Georg Nikolaus Von Nissen - Nissen's Biography of Mozart

Nissen's Biography of Mozart

Nissen's work attempted to achieve a compromise between Niemetschek's and Schlichtegroll's point of view. He attempted to document everything that had been written about Mozart so far and to deliver an accurate description of Mozart's life based on primary sources, namely the letters of the Mozart family. Also, he had a direct witness as a source, his wife Constanze Mozart, who committed Mozart's inheritance to him.

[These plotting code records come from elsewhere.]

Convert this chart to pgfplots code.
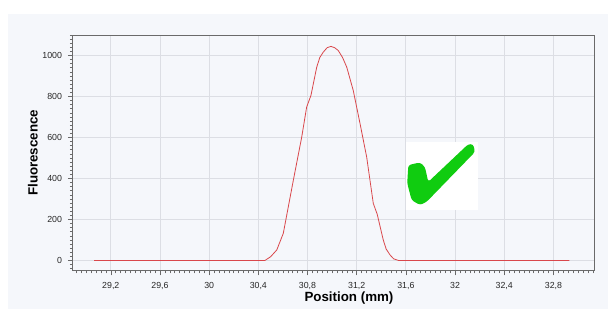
\documentclass[border=0pt]{standalone}
\usepackage{pgfplots}
\pgfplotsset{compat=1.18}
\usepackage{fontspec}
\setmainfont{Liberation Sans}
\definecolor{panel}{HTML}{F5F7FB}
\definecolor{gridc}{HTML}{DCDEE4}
\definecolor{framec}{HTML}{6A6A6A}
\definecolor{curve}{HTML}{D9474B}
\definecolor{checkg}{HTML}{10CC10}
\begin{document}
\begin{tikzpicture}
\fill[white] (0pt,0pt) rectangle (456pt,-231.75pt);
\fill[panel] (6pt,-10.5pt) rectangle (456pt,-231.75pt);
\begin{axis}[
  at={(54.5pt,-203.0pt)}, anchor=south west,
  scale only axis, width=391pt, height=176.8pt,
  xmin=28.89, xmax=33.13, ymin=-50, ymax=1100,
  xtick={28.8,29.2,...,33.2}, ytick={-200,0,200,...,1200},
  minor x tick num=9, minor y tick num=9,
  tick align=outside, xtick pos=bottom, ytick pos=left,
  major tick length=3.5pt, minor tick length=2pt,
  every tick/.style={framec, line width=0.4pt},
  axis line style={framec, line width=0.6pt},
  xmajorgrids, ymajorgrids,
  major grid style={gridc, line width=0.6pt},
  axis background/.style={fill=panel},
  /pgf/number format/assume math mode=true,
  /pgf/number format/use comma, /pgf/number format/1000 sep={},
  ticklabel style={font=\fontsize{6.6}{7}\selectfont, text=black!85},
  xticklabel style={yshift=-1.5pt},
  yticklabel style={xshift=-1pt},
  xlabel={\bfseries Position (mm)},
  ylabel={\bfseries Fluorescence},
  xlabel style={font=\fontsize{10}{11}\selectfont, at={(axis description cs:0.53,0)}, anchor=center, yshift=-20.5pt},
  ylabel style={font=\fontsize{10}{11}\selectfont, at={(axis description cs:-0.0762,0.5)}, anchor=center},
  clip=false,
]
\addplot[curve, line width=0.6pt] coordinates {
(29.065,0) (30.0,0) (30.454,0) (30.50,18) (30.55,51) (30.603,132) (30.685,392) (30.753,602)
(30.793,748) (30.828,805) (30.875,943) (30.90,990) (30.928,1016) (30.96,1038) (30.991,1044) (31.02,1038) (31.050,1024)
(31.085,990) (31.119,943) (31.172,829) (31.227,668) (31.281,505) (31.335,278) (31.367,225)
(31.416,100) (31.44,55) (31.471,27) (31.50,8) (31.538,0) (32.0,0) (32.93,0)
};
\fill[white] (axis cs:31.60,246) rectangle (axis cs:32.186,577);
\fill[checkg, rounded corners=2pt] (axis cs:31.620,465) -- (axis cs:31.715,478) -- (axis cs:31.755,456)
 -- (axis cs:31.782,383) -- (axis cs:32.107,567) -- (axis cs:32.148,567) -- (axis cs:32.162,529)
 -- (axis cs:31.769,286) -- (axis cs:31.715,270) -- (axis cs:31.647,294) -- (axis cs:31.611,376) -- cycle;
\end{axis}
\end{tikzpicture}
\end{document}
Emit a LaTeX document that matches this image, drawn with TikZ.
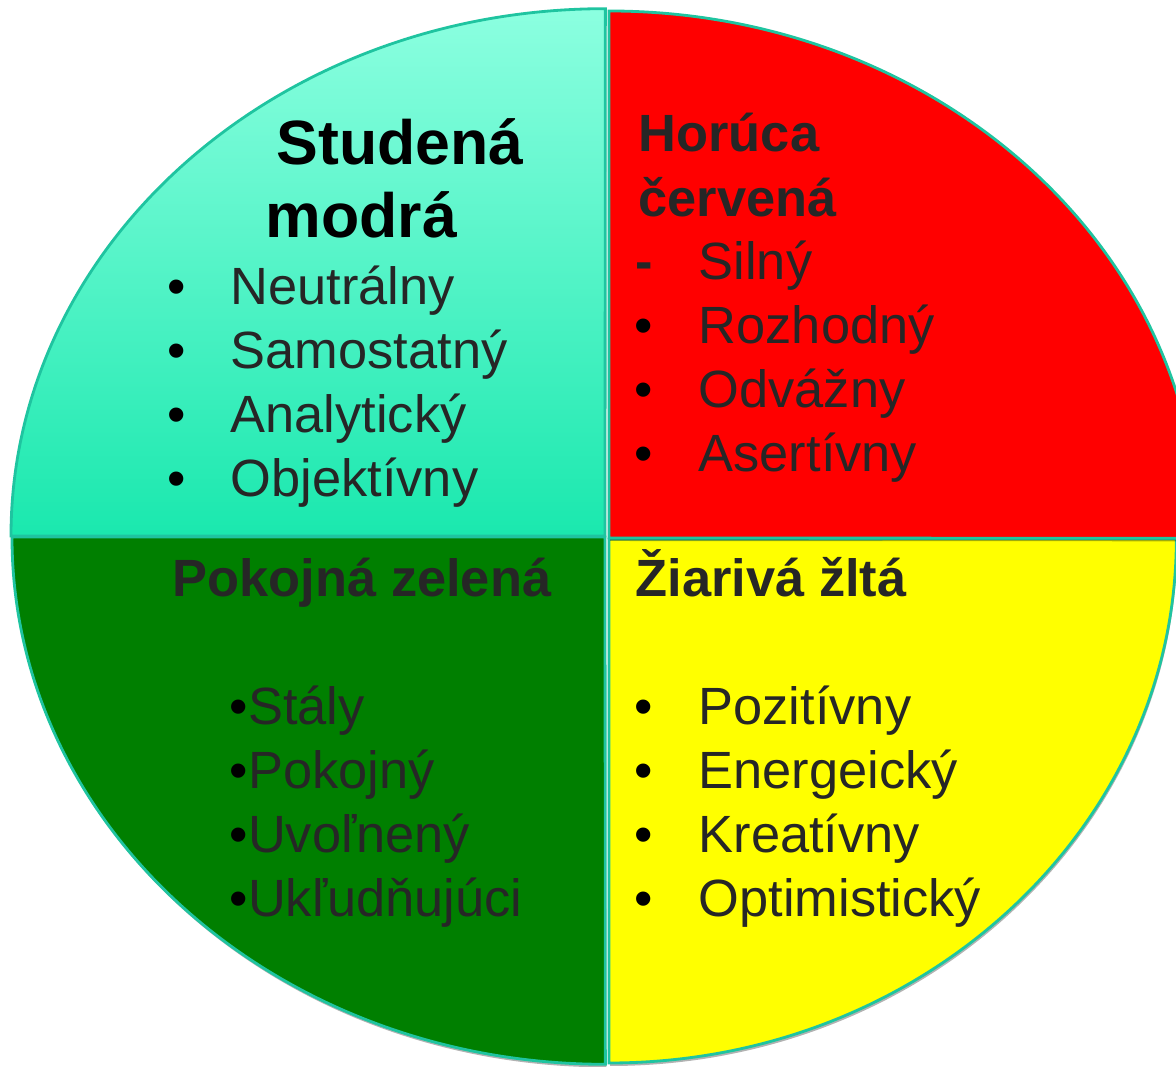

Nissen deserves credit most of all for his efforts to collect all documents concerning Mozart, starting with the Mozart family's letters and including commemorative coins and monuments. Admittedly, he treated the written sources rather generously and edited some passages, especially from Mozart's letters. (For one instance of Nissen's bowdlerizations, see Aloysia Weber.) However, he did so not to deform Mozart's image, but because of "biographical respect". In the foreword to his biography he explains:

There is a need for a lot of selection to extract something attractive and characteristic in the letters, which can be offered to the public, without harming the fame and the esteem of the name-human. ... One desires not to, one must not show one's hero publicly in the way in which he portrayed himself in evenings of familiarity. By all truth, one can harm his fame, his esteem, and the impression of his works.

Later biographers often attempted to revert Nissen's "biographic respect", not because of disrespect for Mozart, but for the sake of scholarly accuracy.

Another possible source of inaccuracy in the biography is Constanze. According to Maynard Solomon, she "had developed an interest in exaggerating Mozart's generosity, poverty, and lack of recognition, and so, in Nissen's biography, she validated many false reports--primarily those originating with Friedrich Rochlitz--bearing on such matters, including those alleging that he was taken advantage of by impresarios, publishers, and fellow musicians."